Local coordinates near point such that $X= \partial_1$ is relative to those coordinates, vector field with isolated s.t. coordinates do not exist?

Question

Let $M$ be a finite-dimensional smooth manifold, and let $X$ be a smooth vector field on $M$. Let $X(p) \neq 0$ for some $p \in M$.

• How do I show that I can find local coordinates near $p$ such that $X = \partial_1$ relative to these coordinates?
• What is an example of a vector field with an isolated zero for which such coordinates do not exist?

Answer 1

How do I show that I can find local coordinates near $p$ such that $X = \partial_1$ relative to these coordinates?

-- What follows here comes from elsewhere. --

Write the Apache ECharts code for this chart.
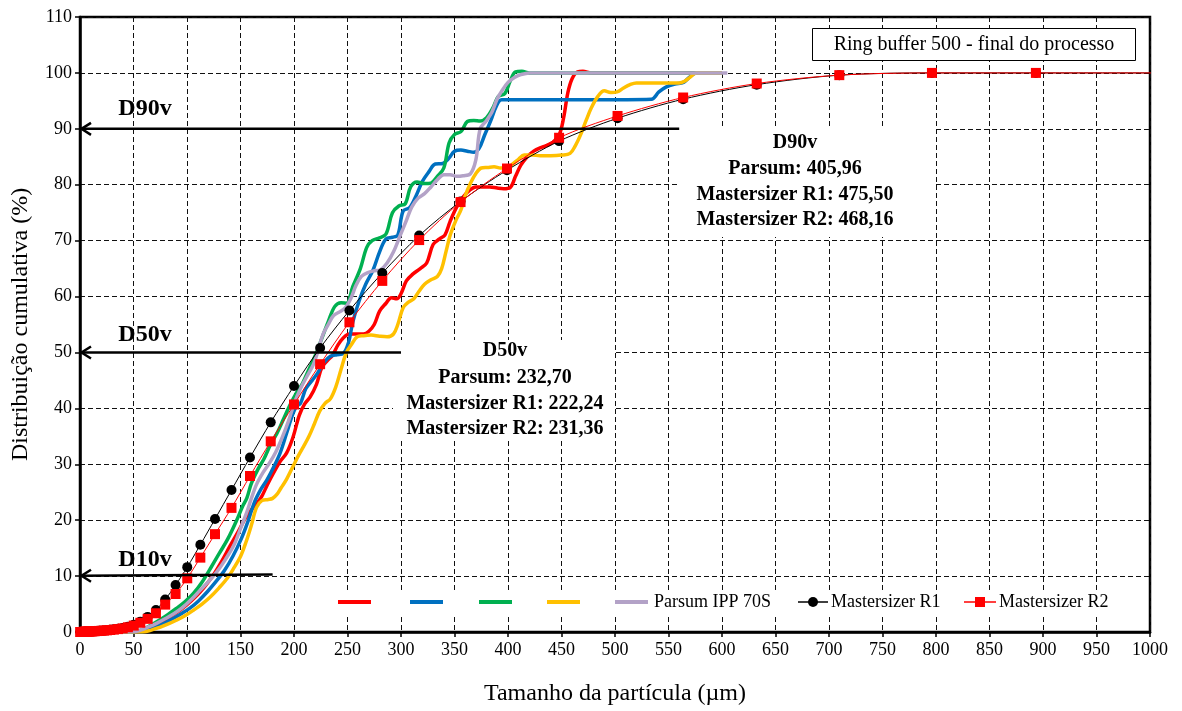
<!DOCTYPE html>
<html>
<head>
<meta charset="utf-8">
<script src="https://cdn.jsdelivr.net/npm/echarts@6/dist/echarts.min.js"></script>
<style>html,body{margin:0;padding:0;background:#fff}#chart{width:1182px;height:711px}</style>
</head>
<body>
<div id="chart"></div>
<script>
// Parsum IPP 70S runs: [size µm, cumulative %]
const parsumRed = [[0,0],[52,0],[60,0.4],[68,1.0],[76,1.8],[84,2.7],[92,3.7],[100,4.9],[108,6.3],[116,8.0],[124,10.0],[132,12.5],[140,15.3],[148,18.0],[154,20.2],[160,21.8],[166,23.2],[170,24.3],[175,26.3],[181,28.5],[187,30.5],[193,32.0],[199,34.8],[205,38.8],[210,40.8],[215,42.0],[221,44.3],[226,47.3],[231,48.5],[236,49.5],[241,51.3],[246,52.6],[252,53.3],[258,53.3],[265,53.3],[270,53.8],[275,55.0],[280,57.4],[286,58.8],[291,59.8],[296,59.6],[300,60.5],[305,62.8],[311,64.0],[318,65.0],[324,66.0],[330,69.3],[336,70.3],[341,71.0],[346,73.5],[352,76.0],[358,77.8],[364,79.0],[370,79.6],[377,79.6],[383,79.6],[390,79.4],[396,79.3],[402,79.5],[407,81.5],[412,83.5],[418,85.0],[424,86.0],[430,86.6],[436,87.0],[442,87.6],[448,89.0],[452,92.0],[456,96.5],[460,99.0],[465,100.2],[470,100.3],[478,100],[600,100]];
const parsumBlue = [[0,0],[55,0],[63,0.3],[71,0.9],[79,1.6],[87,2.4],[95,3.3],[103,4.3],[111,5.6],[119,7.2],[127,9.0],[135,11.0],[143,13.6],[151,16.8],[157,19.8],[163,23.2],[169,25.5],[175,27.3],[181,29.5],[187,32.0],[193,35.5],[198,38.5],[202,40.3],[206,40.9],[211,43.5],[217,45.0],[222,46.3],[228,48.2],[234,49.3],[240,49.6],[246,49.8],[251,51.8],[255,55.5],[261,59.3],[267,62.2],[274,64.8],[280,68.0],[286,70.3],[292,70.6],[297,71.0],[302,75.3],[308,75.9],[314,78.0],[320,80.6],[326,82.3],[332,83.7],[339,83.8],[345,84.8],[350,86.0],[356,86.2],[362,86.0],[368,85.8],[373,86.5],[378,88.8],[384,91.5],[389,94.0],[394,95.2],[420,95.2],[480,95.2],[534,95.3],[541,96.6],[548,97.5],[556,98.0],[564,98.3],[570,99.3],[576,100],[600,100]];
const parsumGreen = [[0,0],[50,0],[58,0.4],[66,1.2],[74,2.1],[82,3.1],[90,4.2],[98,5.4],[106,6.9],[114,8.9],[122,11.4],[130,14.0],[138,16.6],[146,19.8],[152,22.5],[156,24.0],[160,26.5],[166,29.0],[172,31.0],[178,33.5],[184,35.5],[190,38.0],[196,40.5],[202,42.7],[208,44.5],[214,47.0],[220,49.5],[226,52.5],[232,55.5],[238,58.2],[244,58.9],[249,58.8],[255,61.8],[262,65.0],[268,68.8],[273,70.0],[280,70.5],[286,71.2],[292,75.0],[298,76.2],[304,76.6],[309,79.6],[315,80.5],[322,80.2],[328,80.3],[334,81.5],[340,83.0],[345,87.5],[350,89.0],[356,89.5],[362,91.3],[368,91.5],[374,91.4],[380,92.0],[386,93.8],[391,95.8],[397,96.3],[402,98.5],[407,100.2],[413,100.3],[420,100],[600,100]];
const parsumYellow = [[0,0],[58,0],[66,0.3],[74,0.8],[82,1.4],[90,2.1],[98,2.9],[106,3.9],[114,5.0],[122,6.3],[130,7.9],[138,9.7],[144,11.5],[150,13.5],[155,16.0],[160,19.0],[165,22.3],[170,23.5],[176,23.7],[180,23.9],[184,24.6],[188,25.8],[193,27.3],[199,29.6],[204,31.5],[209,33.2],[214,35.0],[219,37.2],[224,39.5],[229,40.9],[234,41.7],[239,43.8],[244,47.0],[249,50.0],[254,51.5],[259,52.8],[265,53.0],[272,53.1],[280,52.9],[287,52.8],[293,53.3],[297,55.0],[302,58.0],[307,59.0],[312,59.6],[317,61.0],[322,62.2],[328,63.0],[334,63.6],[338,65.0],[342,68.0],[346,71.0],[351,73.5],[356,75.5],[360,78.0],[365,80.3],[370,82.0],[375,83.0],[381,83.1],[387,83.2],[393,83.0],[399,83.0],[405,83.8],[410,84.6],[415,85.3],[422,85.3],[430,85.2],[440,85.2],[450,85.3],[458,85.6],[463,87.0],[468,89.0],[473,91.5],[478,93.8],[484,95.8],[490,96.8],[496,96.5],[502,96.6],[508,97.3],[514,97.9],[520,98.2],[540,98.2],[560,98.2],[565,98.5],[570,99.2],[576,100],[600,100]];
const parsumLavender = [[0,0],[48,0],[56,0.3],[64,0.9],[72,1.6],[80,2.4],[88,3.3],[96,4.4],[104,5.8],[112,7.4],[120,9.0],[128,10.8],[136,13.0],[144,15.6],[150,18.5],[156,21.5],[160,23.8],[165,26.4],[171,28.5],[177,30.2],[183,32.2],[189,34.8],[195,37.8],[201,41.3],[206,43.5],[212,45.7],[218,47.8],[222,50.0],[227,53.2],[232,55.0],[237,56.6],[243,57.3],[248,58.0],[253,59.6],[258,62.0],[263,63.6],[269,64.3],[275,64.6],[281,64.8],[287,66.0],[293,68.0],[299,70.8],[305,73.6],[310,76.0],[316,77.6],[322,78.4],[328,79.6],[334,80.9],[340,81.8],[346,81.8],[352,81.5],[358,81.6],[365,82.0],[370,84.5],[374,90.0],[380,91.5],[385,93.0],[390,95.4],[395,97.0],[400,98.3],[406,99.2],[412,99.7],[420,100],[605,100]];

// Mastersizer size classes (µm) and cumulative % for each run
const msSizes = [0.502,0.564,0.632,0.710,0.796,0.893,1.002,1.125,1.262,1.416,1.589,1.783,2.000,2.244,2.518,2.825,3.170,3.557,3.991,4.477,5.024,5.637,6.325,7.096,7.962,8.934,10.024,11.247,12.619,14.159,15.887,17.825,20.000,22.440,25.179,28.251,31.698,35.566,39.905,44.774,50.238,56.368,63.246,70.963,79.621,89.337,100.237,112.468,126.191,141.589,158.866,178.250,200.000,224.404,251.785,282.508,316.979,355.656,399.052,447.744,502.377,563.677,632.456,709.627,796.214,893.367,1002.374];
const msR1 = [0,0,0,0,0,0,0,0,0,0,0,0,0,0,0,0,0.01,0.02,0.03,0.04,0.05,0.06,0.07,0.08,0.09,0.10,0.11,0.12,0.14,0.16,0.18,0.21,0.24,0.28,0.33,0.39,0.47,0.57,0.72,0.95,1.3,1.85,2.7,3.95,5.8,8.4,11.6,15.6,20.2,25.4,31.2,37.5,44.0,50.8,57.5,64.2,70.9,77.0,82.6,87.8,91.9,95.3,97.9,99.6,100,100,100];
const msR2 = [0,0,0,0,0,0,0,0,0,0,0,0,0,0,0,0,0.01,0.02,0.03,0.04,0.05,0.06,0.07,0.08,0.09,0.10,0.11,0.12,0.13,0.15,0.17,0.19,0.22,0.26,0.30,0.36,0.43,0.52,0.65,0.85,1.15,1.65,2.35,3.35,4.9,6.8,9.6,13.3,17.5,22.2,27.9,34.1,40.7,47.9,55.4,62.8,70.1,76.9,82.9,88.4,92.3,95.6,98.1,99.6,100,100,100];

// D90 / D50 / D10 reference arrows: [x from, y from, x to, y to]
const refArrows = [[560,90,0,90],[300,50,0,50],[180,10.3,0,10.05]];
const refArrowLabels = ['D90v','D50v','D10v'];
const d90Lines = ['D90v','Parsum: 405,96','Mastersizer R1: 475,50','Mastersizer R2: 468,16'];
const d50Lines = ['D50v','Parsum: 232,70','Mastersizer R1: 222,24','Mastersizer R2: 231,36'];
const chartTitle = 'Ring buffer 500 - final do processo';
const legendNames = ['Parsum IPP 70S','Mastersizer R1','Mastersizer R2'];

const FONT = '"Liberation Serif","Times New Roman",serif';
const colors = {red:'#FF0000', blue:'#0070C0', green:'#00B050', yellow:'#FFC000', lavender:'#B3A2C7'};

const chart = echarts.init(document.getElementById('chart'));

function parsumSeries(data, color) {
  return {type:'line', data:data, showSymbol:false, smooth:0.35,
    lineStyle:{color:color, width:3.5}, itemStyle:{color:color}, z:2, animation:false};
}

const graphics = [];
// annotation backgrounds
graphics.push({type:'rect', z:5, shape:{x:680,y:126,width:253,height:111}, style:{fill:'#fff'}});
graphics.push({type:'rect', z:5, shape:{x:393,y:340,width:221,height:100}, style:{fill:'#fff'}});
graphics.push({type:'rect', z:5, shape:{x:330,y:590,width:812,height:25}, style:{fill:'#fff'}});
graphics.push({type:'rect', z:5, shape:{x:812.5,y:28.5,width:323,height:32}, style:{fill:'#fff', stroke:'#000', lineWidth:1}});
graphics.push({type:'text', z:6, x:974, y:45, style:{text:chartTitle, font:'20px '+FONT, fill:'#000', textAlign:'center', textVerticalAlign:'middle'}});
const d90Y = [143,169,195,220];
d90Lines.forEach((t,i)=>graphics.push({type:'text', z:6, x:795, y:d90Y[i], style:{text:t, font:'bold 20px '+FONT, fill:'#000', textAlign:'center', textVerticalAlign:'middle'}}));
const d50Y = [351,378,404,429];
d50Lines.forEach((t,i)=>graphics.push({type:'text', z:6, x:505, y:d50Y[i], style:{text:t, font:'bold 20px '+FONT, fill:'#000', textAlign:'center', textVerticalAlign:'middle'}}));
const dLabY = [109,335,560];
refArrowLabels.forEach((t,i)=>graphics.push({type:'text', z:6, x:145, y:dLabY[i], style:{text:t, font:'bold 24px '+FONT, fill:'#000', textAlign:'center', textVerticalAlign:'middle'}}));

// legend row
const legY = 602;
[[338,colors.red],[410,colors.blue],[479,colors.green],[547,colors.yellow],[615,colors.lavender]].forEach(([x,c])=>{
  graphics.push({type:'line', z:6, shape:{x1:x,y1:legY,x2:x+33,y2:legY}, style:{stroke:c, lineWidth:4}});
});
graphics.push({type:'text', z:6, x:654, y:legY, style:{text:legendNames[0], font:'18px '+FONT, fill:'#000', textVerticalAlign:'middle'}});
graphics.push({type:'line', z:6, shape:{x1:798,y1:legY,x2:828,y2:legY}, style:{stroke:'#000', lineWidth:1.5}});
graphics.push({type:'circle', z:7, shape:{cx:813,cy:legY,r:5}, style:{fill:'#000'}});
graphics.push({type:'text', z:6, x:831, y:legY, style:{text:legendNames[1], font:'18px '+FONT, fill:'#000', textVerticalAlign:'middle'}});
graphics.push({type:'line', z:6, shape:{x1:964,y1:legY,x2:996,y2:legY}, style:{stroke:colors.red, lineWidth:1.5}});
graphics.push({type:'rect', z:7, shape:{x:975,y:legY-5,width:10,height:10}, style:{fill:colors.red}});
graphics.push({type:'text', z:6, x:999, y:legY, style:{text:legendNames[2], font:'18px '+FONT, fill:'#000', textVerticalAlign:'middle'}});

const option = {
  animation:false,
  backgroundColor:'#fff',
  textStyle:{fontFamily:FONT},
  grid:{left:80, right:32, top:17, bottom:79, containLabel:false, outerBoundsMode:'none',
    show:true, borderColor:'#000', borderWidth:2.5, backgroundColor:'transparent'},
  xAxis:{type:'value', min:0, max:1000, interval:50,
    name:'Tamanho da partícula (µm)', nameLocation:'middle', nameGap:50,
    nameTextStyle:{fontFamily:FONT, fontSize:24, color:'#000'},
    axisLine:{show:true, lineStyle:{color:'#000', width:2.5}},
    axisTick:{show:true, length:5, lineStyle:{color:'#000', width:1.5}},
    axisLabel:{fontFamily:FONT, fontSize:18, color:'#000', margin:9, formatter:(v)=>String(v)},
    splitLine:{show:true, lineStyle:{color:'#111', width:1, type:[5,3]}}},
  yAxis:{type:'value', min:0, max:110, interval:10,
    name:'Distribuição cumulativa (%)', nameLocation:'middle', nameGap:47, nameRotate:90,
    nameTextStyle:{fontFamily:FONT, fontSize:24, color:'#000'},
    axisLine:{show:true, lineStyle:{color:'#000', width:2.5}},
    axisTick:{show:true, length:5, lineStyle:{color:'#000', width:1.5}},
    axisLabel:{fontFamily:FONT, fontSize:18, color:'#000', margin:8},
    splitLine:{show:true, lineStyle:{color:'#111', width:1, type:[5,3]}}},
  series:[
    parsumSeries(parsumRed, colors.red),
    parsumSeries(parsumBlue, colors.blue),
    parsumSeries(parsumGreen, colors.green),
    parsumSeries(parsumYellow, colors.yellow),
    parsumSeries(parsumLavender, colors.lavender),
    {type:'line', name:legendNames[1], data:msSizes.map((s,i)=>[s,msR1[i]]), smooth:0.3,
      symbol:'circle', symbolSize:10, showSymbol:true,
      lineStyle:{color:'#000', width:1}, itemStyle:{color:'#000'}, z:3},
    {type:'line', name:legendNames[2], data:msSizes.map((s,i)=>[s,msR2[i]]), smooth:0.3,
      symbol:'rect', symbolSize:10, showSymbol:true,
      lineStyle:{color:colors.red, width:1}, itemStyle:{color:colors.red}, z:4},
    {type:'custom', data:refArrows, encode:{x:[0,2], y:[1,3]}, clip:false, z:8,
      renderItem:function(params, api){
        const a = api.coord([api.value(0), api.value(1)]);
        const b = api.coord([api.value(2), api.value(3)]);
        return {type:'group', children:[
          {type:'line', shape:{x1:a[0],y1:a[1],x2:b[0]+1,y2:b[1]}, style:{stroke:'#000', lineWidth:2.5}},
          {type:'polyline', shape:{points:[[b[0]+11,b[1]-6],[b[0]+1.5,b[1]],[b[0]+11,b[1]+6]]}, style:{stroke:'#000', lineWidth:2.5, fill:null}}
        ]};
      }}
  ],
  graphic:graphics
};
chart.setOption(option);
</script>
</body>
</html>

We may assume that $X$ is a vector field in $U \subset \mathbb{R}^n$ and $X(0) \neq 0$ where $p$ is $0$ in these local coordinates. Make a linear change of variables so that $X(0) = \partial_1$. The map$$(x_1, x_2, \dots, x_n) \mapsto \Phi_{x_1} (x_2, x_2, \dots, x_n)$$is a diffeomorphism near the origin; indeed, all we have to do is cite the Inverse Function Theorem, since the aforementioned map written down has the identity as its derivative at the point $0$.

What is an example of a vector field with an isolated zero for which such coordinates do not exist?

An example of a vector field for which it is not possible to straighten is $x \partial_y - y \partial_x$ in $\mathbb{R}^2$. Indeed, in any neighborhood of $0$, we can not straighten the vector field even if we delete the point $0$ because the flow trajectories are circles.